The Republicans are trying to turn the debate on the nuclear freeze into the legislative equivalent of a dance marathon.

Hour after hour, tirelessly, even gleefully, they trot out amendments to dilute or gut the only visible means of arms control support on the scene.

Last July, pollster Louis Harris said that "an urgent, dedicated hunger for peace . . . has literally overtaken our people."

The freeze still has the support of 80 percent of the country.

The Republicans don't really want to vote against a foreign policy initiative that is so popular; on the other hand, they don't want to vote for it, because it is really an expression of no confidence in President Reagan's disarmament policies.

The Democrats are still shuffling their feet, as required by marathon rules. Some proponents worry that weariness will overtake them, and that in an unwary or exhausted moment they will accept one of the "compromise" amendments that flow so freely from the other side, and which say in effect that a freeze is fine but that reductions, as proposed by Reagan at the Strategic Arms Reduction Talks, which are at a standstill, are better.

Today the dancers take to the floor again, for the fifth legislative day of debate. For some reason, the speaker of the House, who has the power and favors the freeze, is unwilling to make a real endurance contest of the struggle and keep the members through the night to stop the arms race.

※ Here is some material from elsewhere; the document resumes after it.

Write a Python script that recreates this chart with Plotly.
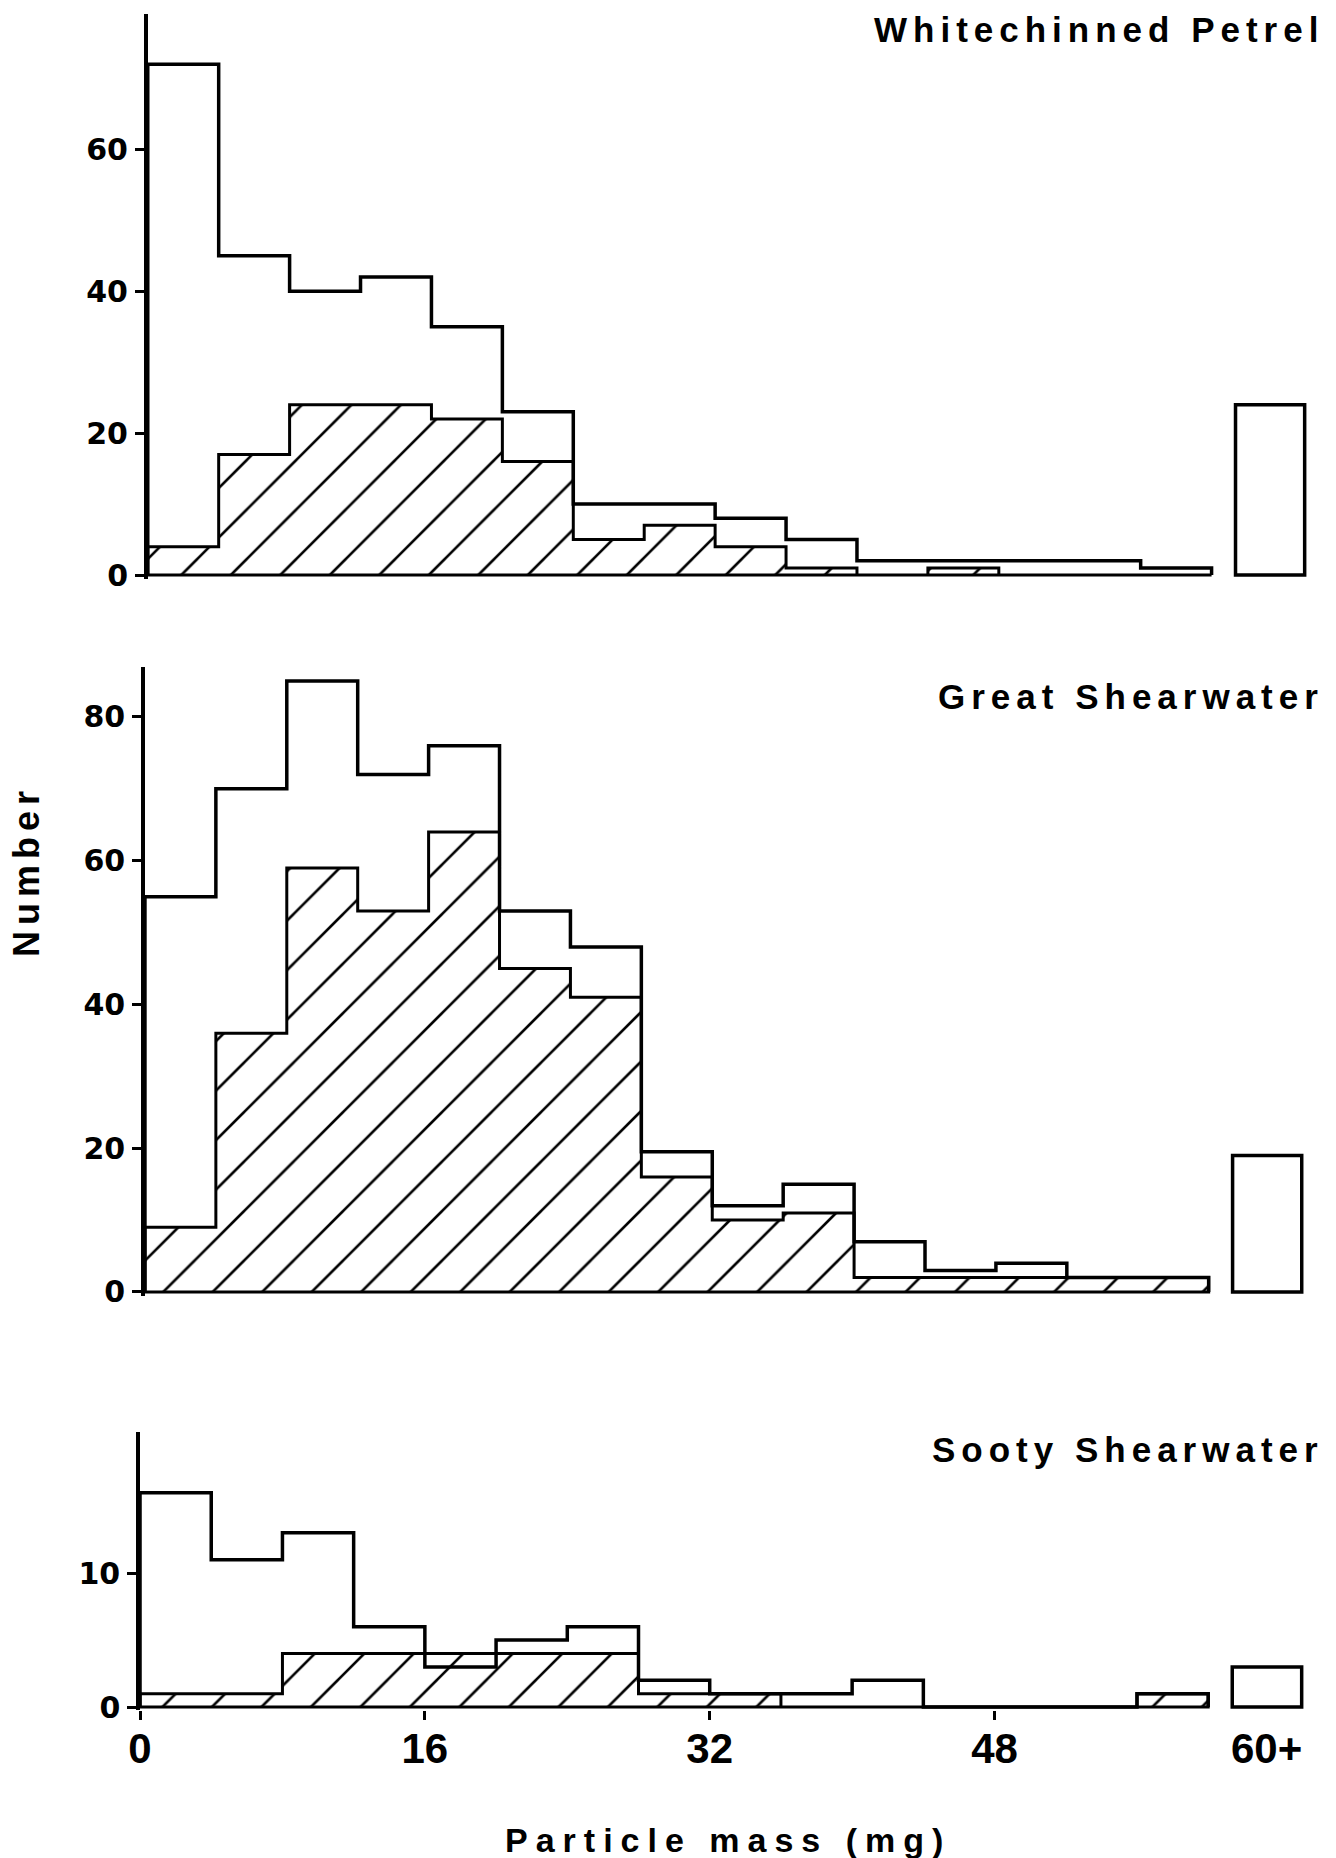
import plotly.graph_objects as go

# ---------------- data ----------------
bin_edges = [0, 4, 8, 12, 16, 20, 24, 28, 32, 36, 40, 44, 48, 52, 56, 60]

species = ["Whitechinned Petrel", "Great Shearwater", "Sooty Shearwater"]

petrel_total   = [72, 45, 40, 42, 35, 23, 10, 10, 8, 5, 2, 2, 2, 2, 1]
petrel_hatched = [4, 17, 24, 24, 22, 16, 5, 7, 4, 1, 0, 1, 0, 0, 0]
petrel_over60  = 24

great_total    = [55, 70, 85, 72, 76, 53, 48, 19.5, 12, 15, 7, 3, 4, 2, 2]
great_hatched  = [9, 36, 59, 53, 64, 45, 41, 16, 10, 11, 2, 2, 2, 2, 2]
great_over60   = 19

sooty_total    = [16, 11, 13, 6, 3, 5, 6, 2, 1, 1, 2, 0, 0, 0, 1]
sooty_hatched  = [1, 1, 4, 4, 4, 4, 4, 1, 1, 0, 0, 0, 0, 0, 1]
sooty_over60   = 3

petrel_yticks = [0, 20, 40, 60]
great_yticks  = [0, 20, 40, 60, 80]
sooty_yticks  = [0, 10]

x_tick_vals   = [0, 16, 32, 48]
x_tick_labels = ["0", "16", "32", "48"]
over_label    = "60+"
y_title       = "Number"
x_title       = "Particle mass (mg)"

# ---------------- layout constants ----------------
OVER_X = 63.3
OVER_W = 3.9
X_RANGE = [0, 66]

panels = [
    dict(name=species[0], total=petrel_total, hatched=petrel_hatched, over=petrel_over60,
         yticks=petrel_yticks, yrange=[-0.5, 79], xdom=[0.1106, 0.9865], ydom=[0.6886, 0.9922],
         title_y=0.9839, sfx=""),
    dict(name=species[1], total=great_total, hatched=great_hatched, over=great_over60,
         yticks=great_yticks, yrange=[-0.5, 87], xdom=[0.1085, 0.9843], ydom=[0.3027, 0.6412],
         title_y=0.6249, sfx="2"),
    dict(name=species[2], total=sooty_total, hatched=sooty_hatched, over=sooty_over60,
         yticks=sooty_yticks, yrange=[-0.25, 20.5], xdom=[0.1048, 0.9843], ydom=[0.0794, 0.2291],
         title_y=0.2201, sfx="3"),
]

YTICK_FONT = dict(family="DejaVu Sans, sans-serif", size=30, color="black", weight="bold")
XTICK_FONT = dict(family="Liberation Sans, Arial, sans-serif", size=42, color="black", weight="bold")
LABEL_FAMILY = "Liberation Sans, Arial, sans-serif"


def spaced(t, px):
    return f'<span style="letter-spacing:{px}px">{t}</span>'


fig = go.Figure()
layout = dict(width=1336, height=1858, margin=dict(l=0, r=0, t=0, b=0, autoexpand=False),
              paper_bgcolor="white", plot_bgcolor="white", showlegend=False,
              annotations=[])

for p in panels:
    xa = "x" + p["sfx"]
    ya = "y" + p["sfx"]
    n = len(p["total"])
    left_edges = bin_edges[:n]
    right_end = bin_edges[n]

    # hatched (subset) histogram, closed step polygon
    hx = [bin_edges[0]] + left_edges + [right_end, right_end, bin_edges[0]]
    hy = [0] + p["hatched"] + [p["hatched"][-1], 0, 0]
    fig.add_trace(go.Scatter(
        x=hx, y=hy, mode="lines", xaxis=xa, yaxis=ya,
        line=dict(shape="hv", color="black", width=3),
        fill="toself", fillcolor="white",
        fillpattern=dict(shape="/", fgcolor="black", bgcolor="white",
                         size=35, solidity=0.075, fillmode="replace"),
        hoverinfo="skip"))

    # total histogram outline
    ox = [bin_edges[0]] + left_edges + [right_end, right_end]
    oy = [0] + p["total"] + [p["total"][-1], 0]
    fig.add_trace(go.Scatter(
        x=ox, y=oy, mode="lines", xaxis=xa, yaxis=ya,
        line=dict(shape="hv", color="black", width=3.5),
        hoverinfo="skip"))

    # 60+ box
    fig.add_trace(go.Bar(
        x=[OVER_X], y=[p["over"]], width=OVER_W, xaxis=xa, yaxis=ya,
        marker=dict(color="white", line=dict(color="black", width=3.5)),
        hoverinfo="skip"))

    xkey = "xaxis" + p["sfx"]
    ykey = "yaxis" + p["sfx"]
    is_bottom = p["sfx"] == "3"
    layout[xkey] = dict(domain=p["xdom"], range=X_RANGE, anchor=ya, automargin=False,
                        showgrid=False, zeroline=False, showline=False,
                        showticklabels=is_bottom,
                        ticks="outside" if is_bottom else "",
                        tickvals=x_tick_vals if is_bottom else None,
                        ticktext=x_tick_labels if is_bottom else None,
                        ticklen=9, tickwidth=2.5, tickcolor="black",
                        tickfont=XTICK_FONT, ticklabelstandoff=-8)
    layout[ykey] = dict(domain=p["ydom"], range=p["yrange"], anchor=xa, automargin=False,
                        showgrid=False, zeroline=False, showline=True,
                        linecolor="black", linewidth=3.5,
                        ticks="outside", ticklen=9, tickwidth=2.5, tickcolor="black",
                        tickvals=p["yticks"],
                        ticktext=[str(v) for v in p["yticks"]],
                        tickfont=YTICK_FONT, ticklabelstandoff=1)

    layout["annotations"].append(dict(
        text=spaced(p["name"], 6), xref="paper", yref="paper",
        x=0.9925, y=p["title_y"], xanchor="right", yanchor="middle",
        showarrow=False,
        font=dict(family=LABEL_FAMILY, size=35, color="black", weight="bold")))

# 60+ label under the bottom box
layout["annotations"].append(dict(
    text=over_label, xref="x3", yref="paper", x=OVER_X, y=0.0592,
    xanchor="center", yanchor="middle", showarrow=False,
    font=XTICK_FONT))

# axis titles
layout["annotations"].append(dict(
    text=spaced(y_title, 6), xref="paper", yref="paper", x=0.0195, y=0.5312,
    xanchor="center", yanchor="middle", textangle=-90, showarrow=False,
    font=dict(family=LABEL_FAMILY, size=36, color="black", weight="bold")))
layout["annotations"].append(dict(
    text=spaced(x_title, 8), xref="paper", yref="paper", x=0.545, y=0.0097,
    xanchor="center", yanchor="middle", showarrow=False,
    font=dict(family=LABEL_FAMILY, size=34, color="black", weight="bold")))

fig.update_layout(**layout)
fig.write_html("out.html")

On four previous occasions, they have always had something else to do. March 16 was the day before St. Patrick's Day, which is of grave moment to many. A motion to limit debate lost, and they broke for home.

On April 13, half the Democrats had to take off early the next morning for the funeral of Rep. Phillip Burton of California. On April 20, they had adjourn because they came smack up against the need to attend the Democratic Congressional Dinner.

They resumed on April 21, but that was a Thursday and they had to split because, for heaven's sake, you wouldn't want them spending Friday, a sacred day, to reduce the threat of a nuclear holocaust.

The Republicans deny they are stalling. They merely wish to "clarify" what they regard as the "ambiguities" of House Resolution 13, which if left unchallenged, they aver passionately, would lead to "unilateral disarmament" and, as Reagan says, locking the United States into "inferiority."

The Democrats realize unhappily that the impatience and ennui being built up can work against them. Some have a nervous feeling that the floor manager of the bill, Rep. Clement J. Zablocki (D-Wis.), chairman of the House Foreign Affairs Committee, who is no zealot for the freeze, might, in the interests of a big vote, be lured into accepting some fuzzy language that would make for the resounding anti-climax the Republicans are seeking.

So far, the Democrats have been able to beat back, although often by hairbreadth margins, every effort to incorporate into the resolution--which calls for a mutual, verifiable freeze on the testing, production and deployment of nuclear weapons"--any expression of what Rep. James G. Martin (R-N.C.) calls "the equivalent priority for reductions."

Frazzled freezers say they would still have the votes if they could ever get to the roll call. They had not realized they had walked into a Republican trap when they applied for an "open" rule, which means unlimited amendments.

Since then, they have regretted their largess and have negotiated a five-minutes-for-each-side limitation on debate. But at least 30 amendments are already printed in the Record, which means they can be called up. Those will consume most of Thursday and take them into Friday, when, as is well known, they might as well be forbidden by law from voting on anything.

Republicans are polishing amendments to the "whereas"--the preamble--section of the resolution that are not subject to debate cutoff. One, offered by anti-freeze militant Rep. Robert S. Walker (R-Pa.), makes sure that the resolution, if passed, would not have the force of law. The Republican all-purpose substitute, the work of Rep. William S. Broomfield (R-Mich.) brings back the reduction alternative, and can be argued for hours.

If they are once again confounded--and they expect to be--freeze advocates will seek a "modified, closed" rule, which would limit amendments to a dozen or so.

The president isn't pressuring the Republicans to play games with disarmament. It's their own idea to fight every syllable of the freeze resolution.

All they've had from him lately was a throwaway line, delivered with a grin: "Honest, I'm for arms control."

It seems to be enough for them. The Republicans must think it will be enough for the voters, too.